| Stored data |
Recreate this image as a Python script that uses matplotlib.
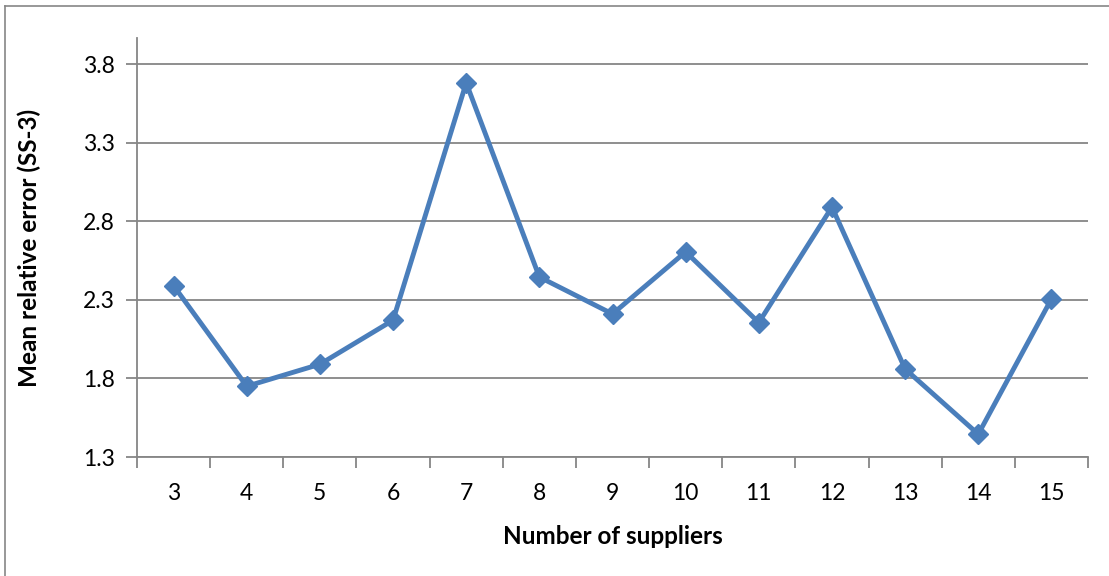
import numpy as np
import matplotlib.pyplot as plt

# suppliers vs mean relative error (SS-3)
suppliers = [3, 4, 5, 6, 7, 8, 9, 10, 11, 12, 13, 14, 15]
mre = [2.39, 1.75, 1.89, 2.17, 3.68, 2.445, 2.21, 2.605, 2.155, 2.89, 1.86, 1.445, 2.305]
yticks = [1.3, 1.8, 2.3, 2.8, 3.3, 3.8]

plt.rcParams['font.family'] = ['Lato', 'DejaVu Sans']

fig = plt.figure(figsize=(11.09, 5.76), dpi=100)
ax = fig.add_axes([137/1109, 1 - 457/576, (1088-137)/1109, (457-38)/576])

# outer chart border (cropped: only left and top visible)
fig.add_artist(plt.Line2D([5/1109, 5/1109], [0, 1 - 6/576], color='#868686', lw=1.2))
fig.add_artist(plt.Line2D([5/1109, 1], [1 - 6/576, 1 - 6/576], color='#868686', lw=1.2))

x = np.arange(len(suppliers))
ax.plot(x, mre, color='#4A7EBB', lw=3.5, marker='D', markersize=10,
        markerfacecolor='#4A7EBB', markeredgecolor='#4A7EBB', zorder=3, clip_on=False)

ax.set_xlim(-0.5, len(suppliers) - 0.5)
ax.set_ylim(1.3, 3.8 + 0.5 * (64 - 38) / 78.6)
ax.set_yticks(yticks)
ax.set_yticklabels([f'{v:.1f}' for v in yticks])
ax.set_xticks(x)
ax.set_xticklabels([str(s) for s in suppliers])
ax.set_xticks(np.arange(len(suppliers) + 1) - 0.5, minor=True)

ax.grid(axis='y', color='#868686', lw=1.3)
ax.set_axisbelow(True)
for s in ['top', 'right']:
    ax.spines[s].set_visible(False)
for s in ['left', 'bottom']:
    ax.spines[s].set_color('#868686')
    ax.spines[s].set_linewidth(1.3)

ax.tick_params(axis='x', which='major', length=0, pad=19, labelsize=16.5)
ax.tick_params(axis='x', which='minor', length=8, color='#868686', width=1.3)
ax.tick_params(axis='y', length=8, color='#868686', width=1.3, pad=8, labelsize=16.5)

ax.set_xlabel('Number of suppliers', fontsize=17.5, fontweight='bold', labelpad=15)
ax.set_ylabel('Mean relative error (SS-3)', fontsize=17.5, fontweight='bold', labelpad=30)

fig.savefig('out.png', dpi=100)
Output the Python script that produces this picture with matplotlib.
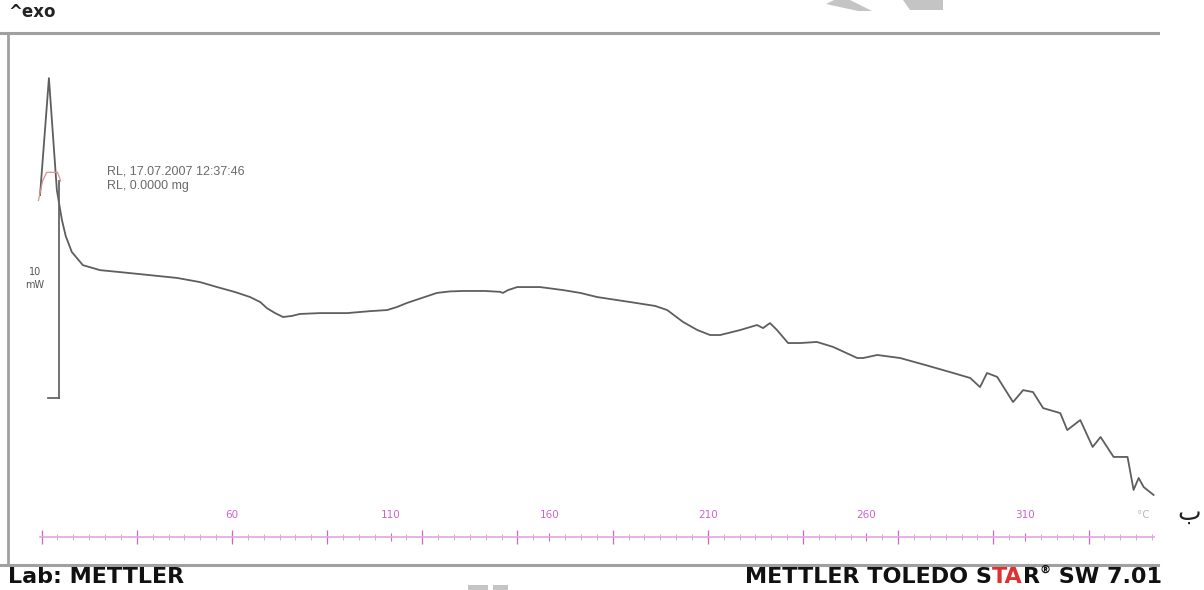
import matplotlib.pyplot as plt
from matplotlib.lines import Line2D
from matplotlib.patches import Polygon

# DSC trace: temperature (°C) against heat flow (mW)
temp = [-0.5, 2.3, 4.8, 6.4, 7.6, 9.5, 13.0, 18.4, 24.7, 34.1, 42.7, 49.9, 55.3,
        61.0, 65.7, 68.9, 71.0, 73.6, 76.1, 78.9, 81.4, 87.7, 96.3, 103.5, 108.9,
        112.0, 115.2, 119.9, 124.6, 128.7, 132.8, 139.8, 144.5, 145.4, 147.0,
        149.9, 157.1, 164.4, 169.8, 175.1, 185.5, 193.4, 197.2, 202.2, 206.7,
        210.7, 213.9, 220.2, 225.5, 227.4, 229.6, 231.8, 235.3, 239.1, 244.4,
        249.5, 257.1, 259.0, 263.4, 270.6, 278.5, 286.4, 292.7, 295.8, 298.0,
        301.2, 306.2, 309.4, 312.5, 315.7, 321.1, 323.3, 327.4, 331.3, 333.8,
        337.9, 342.3, 344.2, 345.8, 347.4, 350.5]
heat_flow = [17.05, 22.44, 17.28, 15.90, 15.16, 14.43, 13.82, 13.59, 13.50, 13.36,
             13.23, 13.04, 12.81, 12.58, 12.35, 12.12, 11.84, 11.61, 11.43, 11.48,
             11.57, 11.61, 11.61, 11.70, 11.75, 11.89, 12.08, 12.31, 12.54, 12.61,
             12.63, 12.63, 12.59, 12.54, 12.67, 12.81, 12.81, 12.67, 12.54, 12.35,
             12.12, 11.94, 11.75, 11.20, 10.83, 10.60, 10.60, 10.83, 11.06, 10.92,
             11.15, 10.83, 10.23, 10.23, 10.28, 10.05, 9.54, 9.54, 9.68, 9.54,
             9.22, 8.89, 8.62, 8.20, 8.85, 8.67, 7.51, 8.06, 7.97, 7.23, 7.00,
             6.22, 6.68, 5.44, 5.90, 4.98, 4.98, 3.46, 4.01, 3.59, 3.23]

# short reference segment at the start of the run
ref_temp = [-1.0, 0.3, 1.6, 5.0, 6.0]
ref_flow = [16.8, 17.7, 18.1, 18.1, 17.7]

scale_temp = 5.5
scale_bottom = 7.7
scale_top = 17.7

axis_ticks = [60, 110, 160, 210, 260, 310]
axis_labels = ['60', '110', '160', '210', '260', '310']
grid_ticks = [0, 30, 60, 90, 120, 150, 180, 210, 240, 270, 300, 330]

W, H = 1204, 590
fig = plt.figure(figsize=(W / 100, H / 100), dpi=100)
ax = fig.add_axes([8 / W, 25 / H, 1150 / W, 532 / H])
ax.set_xlim(-10.6, 351.9)
ax.set_ylim(0, 24.52)
ax.patch.set_alpha(0)

# curves
ax.plot(temp, heat_flow, color='#5e5e5e', lw=1.3, solid_joinstyle='round')
ax.plot(ref_temp, ref_flow, color='#dc9090', lw=0.9)

# 10 mW scale bar
ax.plot([scale_temp, scale_temp], [scale_bottom, scale_top], color='#666666', lw=1.3)
ax.plot([2.0, scale_temp], [scale_bottom, scale_bottom], color='#666666', lw=1.3)
ax.text(-2.1, 13.2, '10\nmW', ha='center', va='center', fontsize=7,
        color='#555555', linespacing=1.3)

ax.text(20.5, 17.8, 'RL, 17.07.2007 12:37:46\nRL, 0.0000 mg', fontsize=9,
        family='Liberation Sans', color='#6a6a6a', va='center', ha='left',
        linespacing=1.2)

# pink temperature axis inside the frame
pink = '#cc66cc'
for s in ['left', 'right', 'bottom']:
    ax.spines[s].set_visible(False)
ax.spines['top'].set_position(('data', 1.29))
ax.spines['top'].set_color('#e2a6e2')
ax.spines['top'].set_linewidth(1.2)
ax.spines['top'].set_bounds(-0.5, 350.5)
ax.xaxis.tick_top()
ax.set_xticks(axis_ticks)
ax.set_xticklabels(axis_labels)
ax.set_xticks(range(0, 351, 5), minor=True)
ax.tick_params(axis='x', which='major', direction='inout', length=6, width=0.8,
               color=pink, labelcolor=pink, labelsize=7.5, pad=9)
ax.tick_params(axis='x', which='minor', direction='inout', length=4, width=0.6,
               color='#d890d8')
ax.set_yticks([])
ax.vlines(grid_ticks, 0.95, 1.63, color=pink, lw=0.9)
ax.text(347.2, 2.3, '°C', fontsize=7.5, color='#bbbbbb', ha='center', va='center')

# outer frame
frame = '#a0a0a0'
fig.add_artist(Line2D([0, 1158 / W], [1 - 33 / H] * 2, color=frame, lw=2.2,
                      transform=fig.transFigure))
fig.add_artist(Line2D([0, 1158 / W], [1 - 565 / H] * 2, color=frame, lw=2.2,
                      transform=fig.transFigure))
fig.add_artist(Line2D([8 / W] * 2, [1 - 565 / H, 1 - 33 / H], color=frame, lw=2,
                      transform=fig.transFigure))

# faint watermark fragments along the edges
def px_poly(pts):
    return Polygon([(x / W, 1 - y / H) for x, y in pts], closed=True,
                   transform=fig.transFigure, color='#c4c4c4', lw=0)

fig.add_artist(px_poly([(826, 4), (834, 0), (850, 0), (872, 11), (858, 11)]))
fig.add_artist(px_poly([(903, 0), (943, 0), (943, 10), (910, 10)]))
fig.add_artist(px_poly([(468, 585), (488, 585), (488, 590), (468, 590)]))
fig.add_artist(px_poly([(493, 585), (508, 585), (508, 590), (493, 590)]))

fig.text(8 / W, 1 - 12 / H, '^exo', fontsize=12, fontweight='bold',
         va='center', ha='left', color='#222222')
fig.text(8 / W, 1 - 577 / H, 'Lab: METTLER', fontsize=16, fontweight='bold',
         va='center', ha='left', color='#111111')

# footer with red "TA"
parts = [('METTLER TOLEDO S', '#111111'), ('TA', '#e03030'),
         ('R', '#111111'), ('®', '#111111'), (' SW 7.01', '#111111')]
fig.canvas.draw()
r = fig.canvas.get_renderer()
x = 1162 / W
for txt, col in reversed(parts):
    size = 8 if txt == '®' else 16
    va = 'bottom' if txt == '®' else 'center'
    y = 1 - 575 / H if txt == '®' else 1 - 577 / H
    t = fig.text(x, y, txt, fontsize=size, fontweight='bold', color=col,
                 ha='right', va=va)
    bb = t.get_window_extent(renderer=r)
    x -= bb.width / W

fig.text(1189 / W, 1 - 513 / H, 'ب', fontsize=18, ha='center', va='center',
         color='#222222')

fig.savefig('out.png', dpi=100)
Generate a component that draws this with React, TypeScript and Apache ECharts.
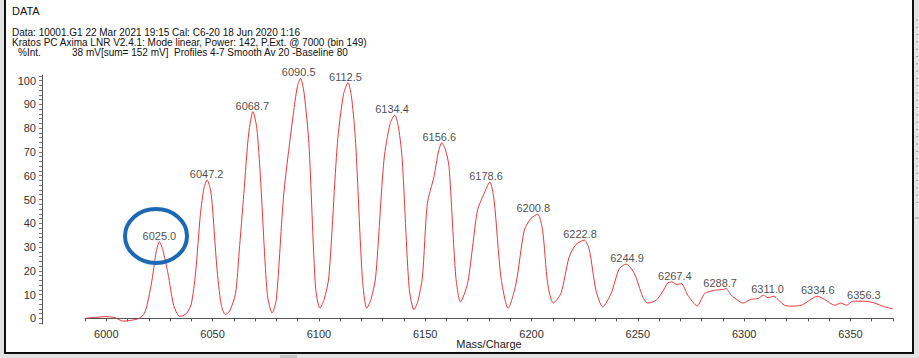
import React, { useEffect, useRef } from "react";
import * as echarts from "echarts";

// Spectrum: mass/charge and relative intensity (%)
const massValues = [
  5990, 5995, 6000, 6004, 6008, 6012, 6015, 6017.5, 6019, 6021.5, 6023.5, 6025, 6026.5, 6029, 6031.7, 6034.4,
  6036, 6038, 6040, 6042, 6044.3, 6046, 6047.4, 6048.8, 6049.8, 6052, 6054, 6056, 6058, 6060.8, 6062.5,
  6064.7, 6067, 6069, 6070.8, 6072.5, 6075.7, 6078, 6080, 6083.5, 6088.2, 6090, 6091.4, 6093, 6095.3,
  6098.4, 6100.5, 6102.5, 6104.7, 6108.7, 6111.5, 6113.7, 6115.5, 6117.3, 6120.4, 6122.5, 6124.5, 6126.7,
  6130.6, 6133.5, 6135.7, 6137.5, 6139.2, 6142.4, 6144.7, 6146.5, 6148.7, 6151, 6154.1, 6156.2, 6157.8,
  6159.5, 6161.2, 6164.4, 6166.6, 6169.9, 6172, 6174.6, 6177.7, 6180.4, 6182.4, 6185.6, 6189, 6192.7,
  6196.6, 6199.7, 6202.9, 6205.2, 6207.6, 6210.2, 6213.8, 6217.7, 6220.9, 6224.8, 6227.2, 6230.3, 6233.5,
  6237.4, 6241.3, 6244.5, 6248.4, 6252.3, 6254.7, 6258.6, 6261.5, 6264.1, 6266, 6268.5, 6270.4, 6273.5,
  6277.9, 6281.4, 6286.1, 6290, 6291.5, 6293.9, 6297, 6299.4, 6303.3, 6306.5, 6309.1, 6311.2, 6314,
  6315.9, 6319, 6322.2, 6326.9, 6330.8, 6334.4, 6337.9, 6342.6, 6345.4, 6348.1, 6351.2, 6356.7, 6361.4,
  6366.1, 6370,
];
const intensityValues = [
  0, 0.4, 0.7, 0.3, -1.2, -0.8, -0.2, 1.5, 4.8, 16, 28, 32.2, 29, 19, 5.5, 0.9,
  1.1, 2.3, 6, 19, 44, 55, 58.2, 55, 48.3, 21.6, 6, 1.6, 3, 10.4, 28,
  52.5, 78, 87, 80, 59.5, 10.4, 2.2, 8, 52.5, 87.6, 98, 101, 95, 73.6,
  13.2, 4.2, 8, 17.4, 73.6, 94, 99.2, 92, 73.6, 17.4, 4.2, 8, 17.4,
  66.6, 82, 85.5, 80, 66.6, 13.2, 3.6, 7, 17.4, 48.3, 59.5, 70, 73.9,
  71, 63.8, 17.4, 6.9, 14.6, 28, 45.5, 52.5, 57.4, 49.7, 17.4, 4.2, 14.6,
  37.1, 42, 43.8, 37.1, 14.6, 6.4, 10.4, 25.8, 31, 32.9, 28.7, 11.8, 4.8,
  10.4, 20.9, 22.8, 18.8, 9, 6.4, 7.6, 11, 14.9, 15.3, 14.2, 14.6, 9.7,
  5.2, 10.4, 11.8, 12.1, 12.5, 9.7, 7.6, 6.4, 8, 8.3, 9.7, 8.7, 9.3,
  7.9, 5.5, 5.1, 5.5, 7.6, 9.3, 7.9, 5.5, 6.4, 5.5, 7.2, 7.2, 6.4,
  4.8, 4,
];

// Labelled peaks
const peakMasses = [
  6025.0, 6047.2, 6068.7, 6090.5, 6112.5, 6134.4, 6156.6, 6178.6, 6200.8, 6222.8, 6244.9, 6267.4, 6288.7,
  6311.0, 6334.6, 6356.3,
];
const peakHeights = [32.2, 58.2, 87, 101, 99.2, 85.5, 73.9, 57.4, 43.8, 32.9, 22.8, 15.3, 12.5, 9.7, 9.3, 7.2];

const yLabelValues = [0, 10, 20, 30, 40, 50, 60, 70, 80, 90, 100];
const yTickValues = [
  -2, 0, 2, 4, 6, 8, 10, 12, 14, 16, 18, 20, 22, 24, 26, 28, 30, 32, 34, 36, 38, 40, 42, 44, 46, 48, 50, 52,
  54, 56, 58, 60, 62, 64, 66, 68, 70, 72, 74, 76, 78, 80, 82, 84, 86, 88, 90, 92, 94, 96, 98, 100, 102,
];

const headerLines = [
  "Data: 10001.G1 22 Mar 2021 19:15 Cal: C6-20 18 Jun 2020 1:16",
  "Kratos PC Axima LNR V2.4.1: Mode linear, Power: 142, P.Ext. @ 7000 (bin 149)",
];

const FONT = "Liberation Sans, Arial, sans-serif";

export default function App() {
  const ref = useRef<HTMLDivElement>(null);

  useEffect(() => {
    if (!ref.current) return;
    const chart = echarts.init(ref.current, undefined, { renderer: "svg" });

    const rulerMarks: any[] = [];
    for (let i = 0; i < 26; i++) {
      rulerMarks.push({
        type: "line",
        silent: true,
        z: -5,
        shape: { x1: 916, y1: 20 + i * 7.3, x2: 918, y2: 20 + i * 7.3 },
        style: { stroke: "#9a9a9a", lineWidth: 1 },
      });
    }

    chart.setOption({
      animation: false,
      backgroundColor: "#ffffff",
      textStyle: { fontFamily: FONT },
      grid: { left: 85, right: 26, top: 75, bottom: 34, containLabel: false, outerBoundsMode: "none" },
      xAxis: {
        type: "value",
        min: 5990,
        max: 6370,
        interval: 10,
        name: "Mass/Charge",
        nameLocation: "middle",
        nameGap: 20,
        nameMoveOverlap: false,
        nameTextStyle: { color: "#222", fontSize: 11, fontFamily: FONT, verticalAlign: "middle" },
        axisLine: { show: true, lineStyle: { color: "#555", width: 1 } },
        axisTick: { show: true, length: 3, lineStyle: { color: "#555" } },
        axisLabel: {
          color: "#333",
          fontSize: 11,
          fontFamily: FONT,
          margin: 4,
          formatter: (v: number) => (Math.round(v) % 50 === 0 ? String(Math.round(v)) : ""),
        },
        splitLine: { show: false },
      },
      yAxis: {
        type: "value",
        min: -2.4,
        max: 102.4,
        offset: 43,
        axisLine: { show: true, lineStyle: { color: "#555", width: 1 } },
        axisTick: { show: true, length: 3, customValues: yTickValues, lineStyle: { color: "#777" } },
        axisLabel: { color: "#333", fontSize: 11, fontFamily: FONT, margin: 6, customValues: yLabelValues },
        splitLine: { show: false },
      },
      series: [
        {
          type: "line",
          data: massValues.map((m, i) => [m, intensityValues[i]]),
          showSymbol: false,
          smooth: 0.25,
          lineStyle: { color: "#e8383c", width: 1 },
          z: 3,
        },
        {
          type: "scatter",
          data: peakMasses.map((m, i) => ({ value: [m, peakHeights[i]], name: m.toFixed(1) })),
          symbolSize: 1,
          itemStyle: { color: "rgba(0,0,0,0)" },
          label: {
            show: true,
            position: "top",
            distance: 0,
            color: "#1a1a1a",
            fontSize: 11,
            fontFamily: FONT,
            formatter: (p: any) => p.name,
          },
          z: 4,
        },
      ],
      graphic: [
        { type: "rect", silent: true, z: -20, shape: { x: 0, y: 0, width: 919, height: 358 }, style: { fill: "#e3e3e3" } },
        {
          type: "rect",
          silent: true,
          z: -19,
          shape: { x: 5, y: -3, width: 908, height: 356 },
          style: { fill: "#ffffff", stroke: "#111111", lineWidth: 2 },
        },
        { type: "rect", silent: true, z: -18, shape: { x: 280, y: 355, width: 17, height: 3 }, style: { fill: "#c4c4c4" } },
        {
          type: "line",
          silent: true,
          z: -5,
          shape: { x1: 915, y1: 218, x2: 919, y2: 218 },
          style: { stroke: "#9a9a9a", lineWidth: 1 },
        },
        ...rulerMarks,
        {
          type: "text",
          silent: true,
          z: 10,
          x: 12,
          y: 11,
          style: { text: "DATA", fill: "#111", font: `11px ${FONT}`, verticalAlign: "middle" },
        },
        {
          type: "text",
          silent: true,
          z: 10,
          x: 12,
          y: 32,
          style: { text: headerLines[0], fill: "#111", font: `10px ${FONT}`, verticalAlign: "middle" },
        },
        {
          type: "text",
          silent: true,
          z: 10,
          x: 12,
          y: 42,
          style: { text: headerLines[1], fill: "#111", font: `10px ${FONT}`, verticalAlign: "middle" },
        },
        {
          type: "text",
          silent: true,
          z: 10,
          x: 18,
          y: 52,
          style: { text: "%Int.", fill: "#111", font: `10px ${FONT}`, verticalAlign: "middle" },
        },
        {
          type: "text",
          silent: true,
          z: 10,
          x: 72,
          y: 52,
          style: {
            text: "38 mV[sum= 152 mV]  Profiles 4-7 Smooth Av 20 -Baseline 80",
            fill: "#111",
            font: `10px ${FONT}`,
            verticalAlign: "middle",
          },
        },
        {
          type: "ellipse",
          silent: true,
          z: 100,
          shape: { cx: 156, cy: 236, rx: 31, ry: 27 },
          style: { fill: "none", stroke: "#1b68b3", lineWidth: 4 },
        },
      ],
    });

    return () => chart.dispose();
  }, []);

  return <div ref={ref} style={{ position: "fixed", left: 0, top: 0, width: 919, height: 358 }} />;
}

| Task description |
Please extract exactly the lines of the data, from the first through the line containing "markeredgecolor='#4A7EBB', zorder=3, clip_on=False)", and add no pictures to the copy.

| Solution |
Recreate this image as a Python script that uses matplotlib.
import numpy as np
import matplotlib.pyplot as plt

# suppliers vs mean relative error (SS-3)
suppliers = [3, 4, 5, 6, 7, 8, 9, 10, 11, 12, 13, 14, 15]
mre = [2.39, 1.75, 1.89, 2.17, 3.68, 2.445, 2.21, 2.605, 2.155, 2.89, 1.86, 1.445, 2.305]
yticks = [1.3, 1.8, 2.3, 2.8, 3.3, 3.8]

plt.rcParams['font.family'] = ['Lato', 'DejaVu Sans']

fig = plt.figure(figsize=(11.09, 5.76), dpi=100)
ax = fig.add_axes([137/1109, 1 - 457/576, (1088-137)/1109, (457-38)/576])

# outer chart border (cropped: only left and top visible)
fig.add_artist(plt.Line2D([5/1109, 5/1109], [0, 1 - 6/576], color='#868686', lw=1.2))
fig.add_artist(plt.Line2D([5/1109, 1], [1 - 6/576, 1 - 6/576], color='#868686', lw=1.2))

x = np.arange(len(suppliers))
ax.plot(x, mre, color='#4A7EBB', lw=3.5, marker='D', markersize=10,
        markerfacecolor='#4A7EBB', markeredgecolor='#4A7EBB', zorder=3, clip_on=False)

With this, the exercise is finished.